Drawn unwillingly back into a Gothic world of castles, eccentric assistants and dubious experimentation, he finds himself confronting both legacy and temptation in an increasingly comic and chaotic fashion. That journey is routinely surprising but on occasions brazenly lewd. However, it also embraces a knowingly playful attitude that carries the audience along with it.
Standout performances
The GSA cast was led by George Acworth, who delivered the iconic line "I am not Frankenstein, I am Fronk-en-steen!" with such conviction that he flourished at every turn. At times, this reviewer was reminded of the then-unknown Charlie Stemp in his Chichester press night debut of Half a Sixpence - the sense that a successful theatrical career may just be gathering momentum. Stemp went from Chichester to the West End, then to Broadway in Hello Dolly, his journey one of rise and rise.
Ashton Sharp as Igor, Fronk-en-steen's henchman, confounding anatomical expectation with the immortal "What hump?", proved an irresistible comic presence, extracting every ounce of humour in a well-judged supporting role. The humour of the evening came from the collapse of lofty scientific ambition into broad farce, with lines like 'Are you saying I put an abnormal brain into a seven and a half foot long, fifty-five inch wide gorilla?', 'Mmm, that door has big knockers!', 'Yes, he is scary but boy can he dance!', and one simple line that convulsed many around me: 'Could be worse, could be raining!'
What we had was a collision of Gothic melodrama, American vaudeville timing and gloriously anachronistic wise-cracks, then add in hi-energy song and dance routines plus characters drawn in deliberately outsized theatrical strokes. If only fairness ruled this review, every cast name would find a proper mention, but word-count and show-business, like criticism, has never quite worked that way. Suffice to say, this cast was uniformly seen to advantage, and I wish them all - on stage and backstage - the successes they have hitherto only dreamt about.

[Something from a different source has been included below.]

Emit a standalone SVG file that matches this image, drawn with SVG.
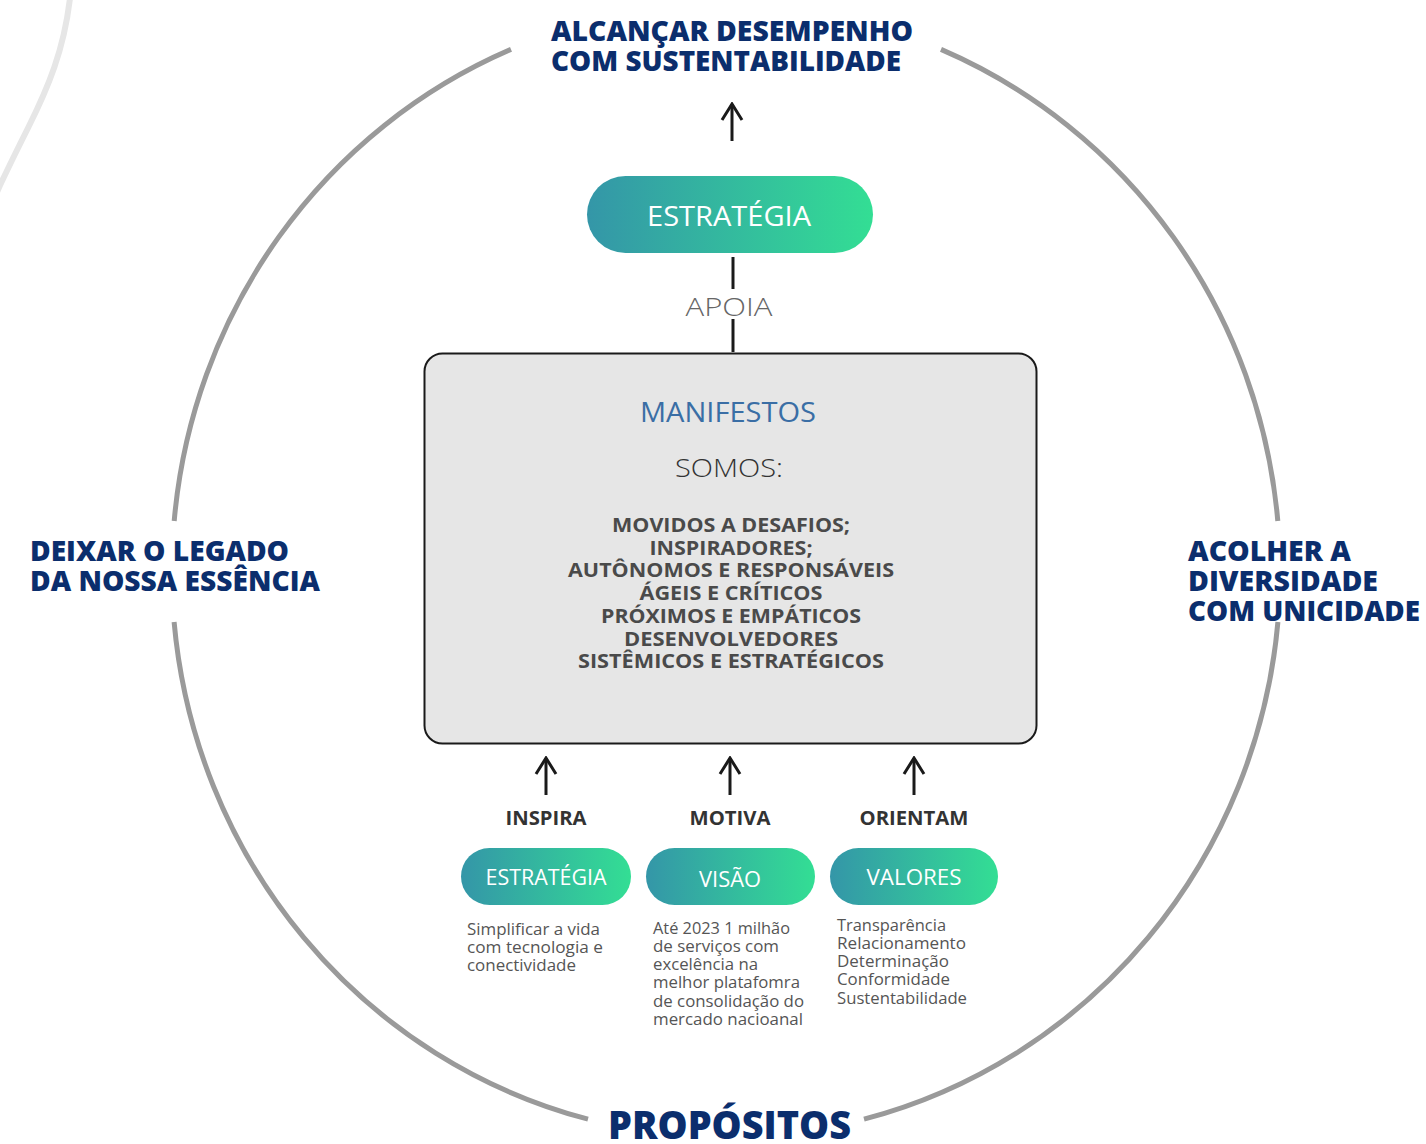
<svg xmlns="http://www.w3.org/2000/svg" width="1426" height="1144" viewBox="0 0 1426 1144">
<style>
.ring{fill:none;stroke:#9a9a9a;stroke-width:5}
.goal{font-family:"Open Sans","Liberation Sans",sans-serif;font-weight:800;fill:#0b2e6d;font-size:29px}
.pill{fill:url(#g)}
.pt{font-family:"Open Sans","Liberation Sans",sans-serif;fill:#ffffff;text-anchor:middle}
.con{stroke:#1a1a1a;stroke-width:3;fill:none}
.arr{stroke:#1a1a1a;stroke-width:3;fill:none;marker-end:url(#chev)}
.lbl{font-family:"Open Sans","Liberation Sans",sans-serif;font-weight:700;fill:#333333;font-size:19px;text-anchor:middle}
.item{font-family:"Open Sans","Liberation Sans",sans-serif;font-weight:700;fill:#4a4a4a;font-size:19px;text-anchor:middle}
.desc{font-family:"Open Sans","Liberation Sans",sans-serif;font-weight:400;fill:#555555;font-size:16px}
</style>
<defs>
<linearGradient id="g" x1="0" y1="0" x2="1" y2="0">
<stop offset="0" stop-color="#3496a8"/>
<stop offset="1" stop-color="#33de94"/>
</linearGradient>
<marker id="chev" markerUnits="userSpaceOnUse" viewBox="0 0 20 24" markerWidth="20" markerHeight="24" refX="18" refY="12" orient="auto">
<path d="M2,2 L18,12 L2,22" fill="none" stroke="#1a1a1a" stroke-width="3"/>
</marker>
</defs>
<rect width="1426" height="1144" fill="#ffffff"/>
<path d="M70,-2 C64,50 48,88 28,128 S6,172 -3,192" fill="none" stroke="#e6e6e6" stroke-width="6"/>
<g id="ring">
<path class="ring" d="M511,49.4 A554,566 0 0 0 174.2,521"/>
<path class="ring" d="M174.1,622 A554,566 0 0 0 588,1119.2"/>
<path class="ring" d="M864,1119.2 A554,566 0 0 0 1277.9,622"/>
<path class="ring" d="M1277.8,521 A554,566 0 0 0 941,49.4"/>
</g>
<g id="goal-top">
<text class="goal" x="551" y="41" textLength="362" lengthAdjust="spacingAndGlyphs">ALCANÇAR DESEMPENHO</text>
<text class="goal" x="551" y="71" textLength="350" lengthAdjust="spacingAndGlyphs">COM SUSTENTABILIDADE</text>
</g>
<g id="goal-left">
<text class="goal" x="30" y="561" textLength="259" lengthAdjust="spacingAndGlyphs">DEIXAR O LEGADO</text>
<text class="goal" x="30" y="591" textLength="290" lengthAdjust="spacingAndGlyphs">DA NOSSA ESSÊNCIA</text>
</g>
<g id="goal-right">
<text class="goal" x="1188" y="561" textLength="163" lengthAdjust="spacingAndGlyphs">ACOLHER A</text>
<text class="goal" x="1188" y="591" textLength="190" lengthAdjust="spacingAndGlyphs">DIVERSIDADE</text>
<text class="goal" x="1188" y="621" textLength="232" lengthAdjust="spacingAndGlyphs">COM UNICIDADE</text>
</g>
<g id="propositos">
<text class="goal" x="608" y="1139" style="font-size:38px" textLength="243" lengthAdjust="spacingAndGlyphs">PROPÓSITOS</text>
</g>
<g id="connectors">
<line class="arr" x1="732" y1="141" x2="732" y2="104"/>
<line class="con" x1="733" y1="257" x2="733" y2="289"/>
<line class="con" x1="733" y1="319" x2="733" y2="352"/>
<text x="729" y="316" style="font-family:'Open Sans','Liberation Sans',sans-serif;font-weight:300;font-size:26px;fill:#666666;text-anchor:middle" textLength="87" lengthAdjust="spacingAndGlyphs">APOIA</text>
<line class="arr" x1="546" y1="795" x2="546" y2="758"/>
<line class="arr" x1="730" y1="795" x2="730" y2="758"/>
<line class="arr" x1="914" y1="795" x2="914" y2="758"/>
<text class="lbl" x="546" y="825" textLength="81" lengthAdjust="spacingAndGlyphs">INSPIRA</text>
<text class="lbl" x="730" y="825" textLength="81" lengthAdjust="spacingAndGlyphs">MOTIVA</text>
<text class="lbl" x="914" y="825" textLength="109" lengthAdjust="spacingAndGlyphs">ORIENTAM</text>
</g>
<g id="estrategia-top">
<rect class="pill" x="587" y="176" width="286" height="77" rx="38.5"/>
<text class="pt" x="729" y="226" style="font-size:28px;font-weight:400" textLength="164" lengthAdjust="spacingAndGlyphs">ESTRATÉGIA</text>
</g>
<g id="manifestos">
<rect x="424.5" y="353.5" width="612" height="390" rx="18" fill="#e6e6e6" stroke="#1a1a1a" stroke-width="2"/>
<text x="728" y="422" style="font-family:'Open Sans','Liberation Sans',sans-serif;font-size:28px;fill:#3a6ea5;text-anchor:middle" textLength="176" lengthAdjust="spacingAndGlyphs">MANIFESTOS</text>
<text x="729" y="477" style="font-family:'Open Sans','Liberation Sans',sans-serif;font-weight:300;font-size:26px;fill:#333333;text-anchor:middle" textLength="108" lengthAdjust="spacingAndGlyphs">SOMOS:</text>
<text class="item" x="731" y="532" textLength="238" lengthAdjust="spacingAndGlyphs">MOVIDOS A DESAFIOS;</text>
<text class="item" x="731" y="555" textLength="163" lengthAdjust="spacingAndGlyphs">INSPIRADORES;</text>
<text class="item" x="731" y="577" textLength="326" lengthAdjust="spacingAndGlyphs">AUTÔNOMOS E RESPONSÁVEIS</text>
<text class="item" x="731" y="600" textLength="183" lengthAdjust="spacingAndGlyphs">ÁGEIS E CRÍTICOS</text>
<text class="item" x="731" y="623" textLength="260" lengthAdjust="spacingAndGlyphs">PRÓXIMOS E EMPÁTICOS</text>
<text class="item" x="731" y="646" textLength="214" lengthAdjust="spacingAndGlyphs">DESENVOLVEDORES</text>
<text class="item" x="731" y="668" textLength="306" lengthAdjust="spacingAndGlyphs">SISTÊMICOS E ESTRATÉGICOS</text>
</g>
<g id="estrategia">
<rect class="pill" x="461" y="848" width="170" height="57" rx="28.5"/>
<text class="pt" x="546" y="885" style="font-size:22px" textLength="121" lengthAdjust="spacingAndGlyphs">ESTRATÉGIA</text>
<text class="desc" x="467" y="935" textLength="133" lengthAdjust="spacingAndGlyphs">Simplificar a vida</text>
<text class="desc" x="467" y="953" textLength="136" lengthAdjust="spacingAndGlyphs">com tecnologia e</text>
<text class="desc" x="467" y="971" textLength="109" lengthAdjust="spacingAndGlyphs">conectividade</text>
</g>
<g id="visao">
<rect class="pill" x="646" y="848" width="169" height="57" rx="28.5"/>
<text class="pt" x="730" y="887" style="font-size:22px" textLength="62" lengthAdjust="spacingAndGlyphs">VISÃO</text>
<text class="desc" x="653" y="934" textLength="137" lengthAdjust="spacingAndGlyphs">Até 2023 1 milhão</text>
<text class="desc" x="653" y="952" textLength="126" lengthAdjust="spacingAndGlyphs">de serviços com</text>
<text class="desc" x="653" y="970" textLength="105" lengthAdjust="spacingAndGlyphs">excelência na</text>
<text class="desc" x="653" y="988" textLength="147" lengthAdjust="spacingAndGlyphs">melhor platafomra</text>
<text class="desc" x="653" y="1007" textLength="151" lengthAdjust="spacingAndGlyphs">de consolidação do</text>
<text class="desc" x="653" y="1025" textLength="150" lengthAdjust="spacingAndGlyphs">mercado nacioanal</text>
</g>
<g id="valores">
<rect class="pill" x="830" y="848" width="168" height="57" rx="28.5"/>
<text class="pt" x="914" y="885" style="font-size:22px" textLength="95" lengthAdjust="spacingAndGlyphs">VALORES</text>
<text class="desc" x="837" y="931" textLength="109" lengthAdjust="spacingAndGlyphs">Transparência</text>
<text class="desc" x="837" y="949" textLength="129" lengthAdjust="spacingAndGlyphs">Relacionamento</text>
<text class="desc" x="837" y="967" textLength="112" lengthAdjust="spacingAndGlyphs">Determinação</text>
<text class="desc" x="837" y="985" textLength="113" lengthAdjust="spacingAndGlyphs">Conformidade</text>
<text class="desc" x="837" y="1004" textLength="130" lengthAdjust="spacingAndGlyphs">Sustentabilidade</text>
</g>
</svg>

The production was, as usual, open to the public and many came along. But although the show has closed, new careers are beginning.
Remembering Patricia Grayburn
I have already acknowledged in this column the recent death of Patricia Grayburn MBE DL, who died at the age of 95, which belied her active support for local and national arts. She leaves behind something rarer than formal recognition: a genuinely multi-generational sense of regard. This was evident at her memorial service last week at St James's Church, Shere, where the breadth of ages attending spoke quietly but unmistakably to the reach of her engagement within the arts community.
I had drifted, accidentally, into arts commentary, briefly on television (which I never much enjoyed), then for many years on radio and later in print. Through it all, Pat's encouragement stood out for its consistency and quiet wisdom. She would offer praise and occasionally sharp criticism, but which was always rooted in engagement, support and reason. Following the memorial, the subsequent gathering at West Horsley Place, full to almost overflowing, was not merely an occasion for remembrance but a continuing acknowledgement of her influence on so much - and on so many.